2001 film by Yorgos Lanthimos and Lakis Lazopoulos

My Best Friend (Ο καλύτερός μου φίλος) is a 2001 Greek comedy film directed by Yorgos Lanthimos and Lakis Lazopoulos. It is Lanthimos' feature directorial debut.

==Plot==
Two friends since childhood have spent their lives tormenting each other.

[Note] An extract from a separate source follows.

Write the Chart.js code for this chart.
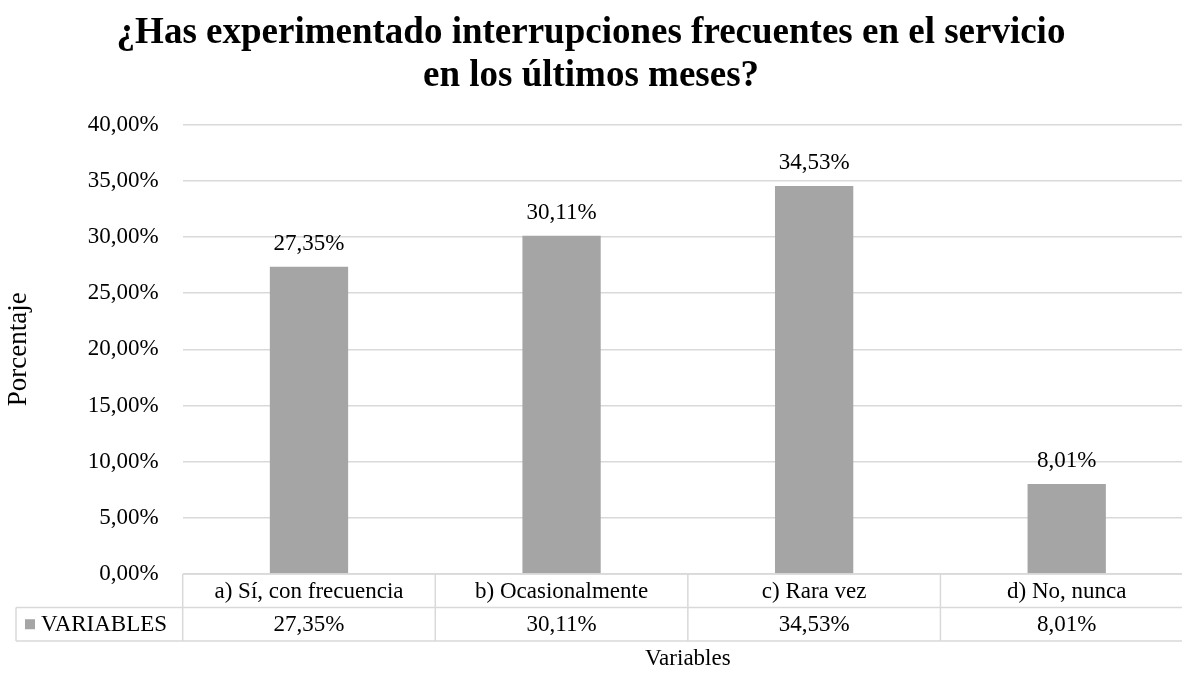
<!DOCTYPE html>
<html>
<head>
<meta charset="utf-8">
<script src="https://cdn.jsdelivr.net/npm/chart.js@4.4.0/dist/chart.umd.min.js"></script>
<style>
  html, body { margin: 0; padding: 0; background: #fff; overflow: hidden; }
  #wrap { width: 1182px; height: 673px; overflow: hidden; }
</style>
</head>
<body>
<!-- el lienzo es algo más ancho que la ventana: el área del gráfico queda cortada a la derecha, como en el original -->
<div id="wrap"><canvas id="chart" width="1204" height="673"></canvas></div>
<script>
var categories = ['a) Sí, con frecuencia', 'b) Ocasionalmente', 'c) Rara vez', 'd) No, nunca'];
var values = [27.35, 30.11, 34.53, 8.01];
var seriesName = 'VARIABLES';
var titleLines = ['¿Has experimentado interrupciones frecuentes en el servicio', 'en los últimos meses?'];

var FONT = "'Liberation Serif', 'Times New Roman', serif";
var BAR = '#A5A5A5';
var GRID = '#D9D9D9';
var TEXT = '#000000';
var FS = 23;

function pct(v) {
    return v.toFixed(2).replace('.', ',') + '%';
}

// etiquetas sobre las barras
var labelsPlugin = {
    id: 'barLabels',
    afterDatasetsDraw: function(chart) {
        var ctx = chart.ctx;
        var meta = chart.getDatasetMeta(0);
        ctx.save();
        ctx.font = FS + 'px ' + FONT;
        ctx.fillStyle = TEXT;
        ctx.textAlign = 'center';
        ctx.textBaseline = 'middle';
        meta.data.forEach(function(bar, i) {
            ctx.fillText(pct(values[i]), bar.x, bar.y - 23);
        });
        ctx.restore();
    }
};

// tabla de datos bajo el eje
var tablePlugin = {
    id: 'dataTable',
    afterDraw: function(chart) {
        var ctx = chart.ctx;
        var x = chart.scales.x;
        var area = chart.chartArea;
        var rowH = 33.5;
        var top = area.bottom;
        var mid = top + rowH;
        var bot = top + rowH * 2;
        var leftCell = 16;
        var step = (area.right - area.left) / categories.length;
        ctx.save();
        ctx.strokeStyle = GRID;
        ctx.lineWidth = 1.5;
        ctx.beginPath();
        ctx.moveTo(area.left, top); ctx.lineTo(area.right, top);
        ctx.moveTo(leftCell, mid); ctx.lineTo(area.right, mid);
        ctx.moveTo(leftCell, bot); ctx.lineTo(area.right, bot);
        ctx.moveTo(leftCell, mid); ctx.lineTo(leftCell, bot);
        for (var i = 0; i <= categories.length; i++) {
            var px = area.left + step * i;
            ctx.moveTo(px, top); ctx.lineTo(px, bot);
        }
        ctx.stroke();

        ctx.font = FS + 'px ' + FONT;
        ctx.fillStyle = TEXT;
        ctx.textAlign = 'center';
        ctx.textBaseline = 'middle';
        categories.forEach(function(c, i) {
            var cx = x.getPixelForValue(i);
            ctx.fillText(c, cx, top + rowH / 2 + 1);
            ctx.fillText(pct(values[i]), cx, mid + rowH / 2 + 1);
        });
        // leyenda
        ctx.fillStyle = BAR;
        ctx.fillRect(25, mid + rowH / 2 - 5, 10, 10);
        ctx.fillStyle = TEXT;
        ctx.textAlign = 'left';
        ctx.fillText(seriesName, 41, mid + rowH / 2 + 1);
        ctx.restore();
    }
};

var ctx = document.getElementById('chart').getContext('2d');
var myChart = new Chart(ctx, {
    type: 'bar',
    data: {
        labels: categories,
        datasets: [{
            label: seriesName,
            data: values,
            backgroundColor: BAR,
            barPercentage: 0.62,
            categoryPercentage: 0.5
        }]
    },
    options: {
        responsive: false,
        animation: false,
        layout: { padding: { top: 0, right: 11, left: -11, bottom: 0 } },
        plugins: {
            legend: { display: false },
            tooltip: { enabled: false },
            title: {
                display: true,
                text: titleLines,
                color: TEXT,
                font: { family: FONT, size: 37, weight: 'bold', lineHeight: 1.17 },
                padding: { top: 12, bottom: 26 }
            }
        },
        scales: {
            x: {
                grid: { display: false, drawTicks: false },
                border: { display: false },
                ticks: { display: false },
                title: {
                    display: true,
                    text: 'Variables',
                    color: TEXT,
                    font: { family: FONT, size: FS },
                    padding: { top: 70, bottom: 0 }
                },
                afterFit: function(scale) { scale.height = 99; }
            },
            y: {
                min: 0,
                max: 40,
                ticks: {
                    stepSize: 5,
                    color: TEXT,
                    padding: 24,
                    font: { family: FONT, size: FS },
                    callback: function(v) { return pct(v); }
                },
                grid: { color: GRID, lineWidth: 1.5, drawTicks: false },
                border: { display: false },
                title: {
                    display: true,
                    text: 'Porcentaje',
                    color: TEXT,
                    font: { family: FONT, size: 27 },
                    padding: { top: 14, bottom: 0 }
                },
                afterFit: function(scale) { scale.width = 193.7; }
            }
        }
    },
    plugins: [labelsPlugin, tablePlugin]
});
</script>
</body>
</html>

When one discovers the other is sleeping with his wife their marriages and friendship collapse into a mayhem of sex and lies.

==Cast==
- Lakis Lazopoulos – Konstantinos
- Antonis Kafetzopoulos – Alekos
- Vera Krouska – Dafni
- Smaragda Karydi – Andrea

== Reception ==
Robert Koehler of Variety described the film's results as "unbalanced at best..." writing that the film's "frenetic energy and push beyond the boundaries of realism recalls a younger Terry Gilliam, but the ribald, joyously lusty sexuality is Lazopoulos’ own, and he uses it as a comic engine for useful if predictable irony in the final reel."

==Box office==
The film was a commercial success, selling 350,000 admissions in Greece. In Cyprus, it sold 7,914 admissions.